Grade 2 Math • Count On to Make Change

Counting money and making change can be a big challenge for second graders. 

Among the Grade 2 Common Core Standards for math, children must be able to solve problems involving money (2.MD.8). To an adult, the skill may seem simple enough. But teachers know that solving problems with money amounts requires a number of prerequisite skills including counting, skip-counting, money sense, and when to apply which bit of know-how.

One of the best ways to support your child’s developing money skills is to “play store.” Invite your child to take turns with you, role-play being the consumer and being the cashier. In other words, model how to use their imaginations!

What is hard about making change?

Children have to integrate a number of difficult skills to understand how to make change. Each skill, on its own, is one level of learning. Calling on the needed skill to complete the task requires a higher level of understanding.  First they need to decide which coins to use, and then count on by 1, by 5, or by 10 from a given number. Once they have counted out all the change, they then need to add up the coins to find the amount of the change. There is a lot going on here!

You can use these links and ideas to build the counting skills and coin recognition skills kids need to master problem solving with money.

1)   know the value of coins Download pdf.

2)    trade coins to make equal amounts
Use your pocket change to make simple coin exchanges with your child.

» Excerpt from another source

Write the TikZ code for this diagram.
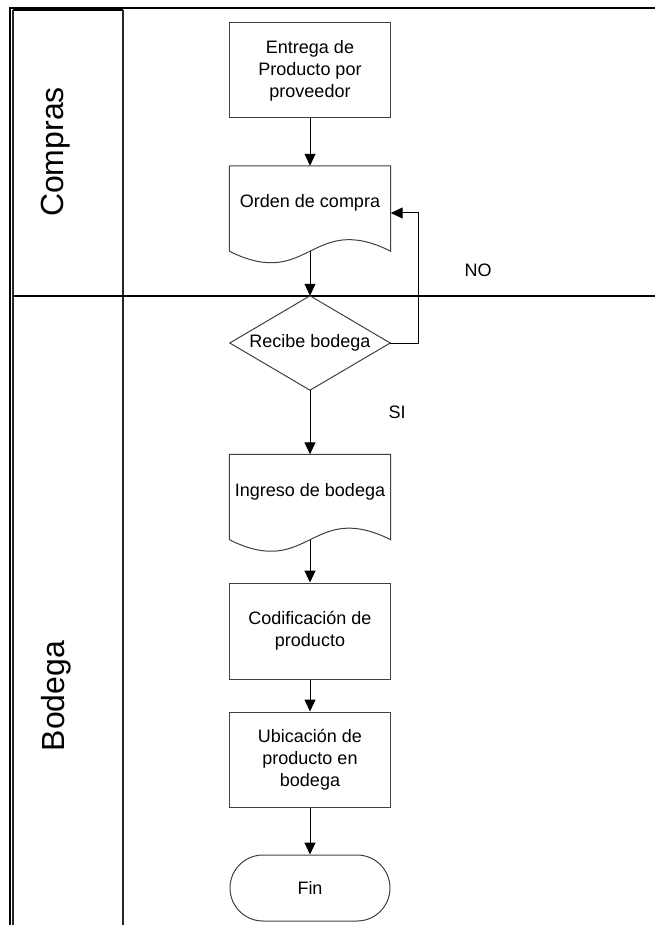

As you ask each question, have your child count out an equal amount.
“How many pennies are a fair trade for a nickel?”
“How many pennies are a fair trade for a dime?”
“How many nickels are a fair trade for a dime?”
“How many ways can you use coins to make 25¢?”

3)    count on from numbers other than zero Practice online.

4)    skip count from numbers other than zero Practice online.

Whew! That’s a lot to integrate and to do it well takes some regular and repeated practice.

For problem solving where making change is needed, imagination is key. When children have acted out money transactions, they can more easily call up and integrate the counting skills involved in making change and then figuring out how much change was given out.

So, in addition to practicing advanced counting skills, harness your child’s imagination by playing Store and help make skills practice meaningful.

Here are some picture books  to fuel your child’s imagination. Look for these at your local library or online.

General Store by Rachel Field, illustrated by Giles Laroche
This picture book, based on a lovely poem, invites children to imagine what they would sell if they had a store. The collage illustrations inspire a related art project.

A Chair for My Mother by Vera B. Williams
This picture book tells a story of how a small family saves to buy a hardworking mother a comfortable chair. A coin jar is part of the story and invites children to count handfuls of coins. Are you studying communities? This book integrates well into a social studies unit on how people in communities help one another.

General Store (Historic Communities) by Bobby Kalman
This photo-realistic picture book helps children imagine what an old-fashioned general store used to look like and is perfect for a Then-and-Now social studies unit.

Pigs Will Be Pigs by Amy Axelrod
Each member of this cartoon family scours the house for loose change, enough to go out to dinner at the Enchanted Enchilada.

Alexander Who Used to be Rich Last Sunday by Judith Viorst
This classic picture book follows Alexander through a week and sees how he spends his allowance.